Opinion

The people lose in casino ruling

You would think the basic test of transparency would mean the government would have to let citizens know the exact wording of a controversial ballot initiative in time for anyone to challenge it.

Apparently not. On Wednesday, acting Albany Supreme Court Justice Richard Platkin dismissed a lawsuit challenging the wording Gov. Cuomo’s team used for a ballot initiative on a proposed constitutional amendment that would allow more Las Vegas-style casinos in New York.

The judge ruled the lawsuit was “both untimely and lacking in legal merit” because it was filed after the 14-day deadline for challenging a referendum. As a result, it was “barred by the statute of limitations.”

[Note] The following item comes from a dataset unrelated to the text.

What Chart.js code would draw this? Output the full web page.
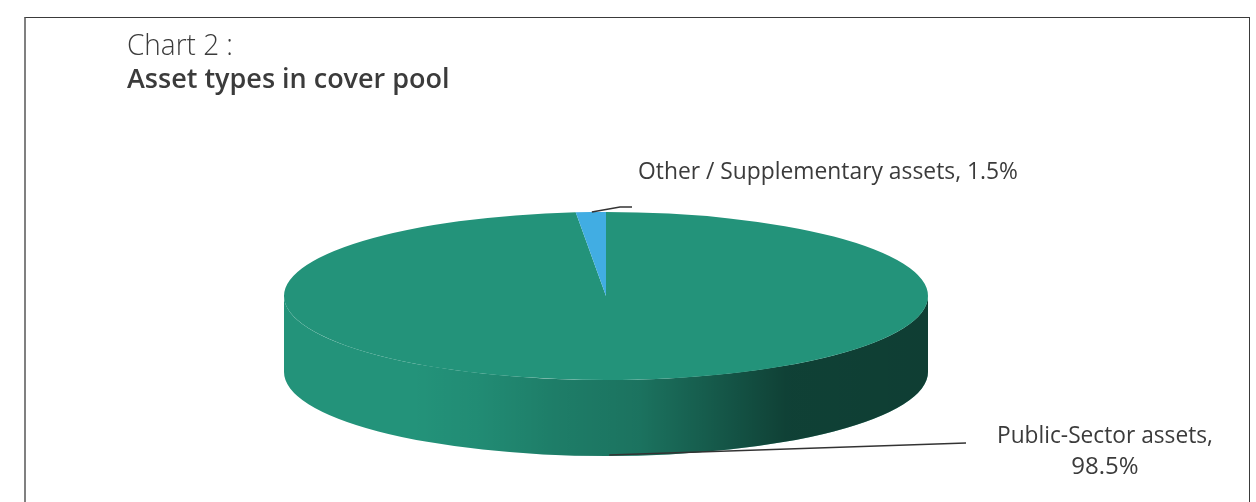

But there’s the rub. The ruling ignores evidence that the change was made in as secret a process as possible — and that the new language wasn’t even publicized until more than two weeks after the legal deadline for challenges had passed.

That’s a pity, for two reasons. For one thing, the language was added specifically to stack the deck. According to a Sienna College poll, when voters were asked straight up about legalizing casino gambling, they were evenly split. When language about all the claimed benefits of more casino gambling was added on — more money for schools, lower property taxes, more job growth — there was a 13- point swing in favor of casinos.

More important, the burden ought to be on the government to let its citizens know what it is doing, not on citizens to have to force that out into the open. That’s the essence of transparency in a democratic state. Judge Platkin’s rule has just set the cause back.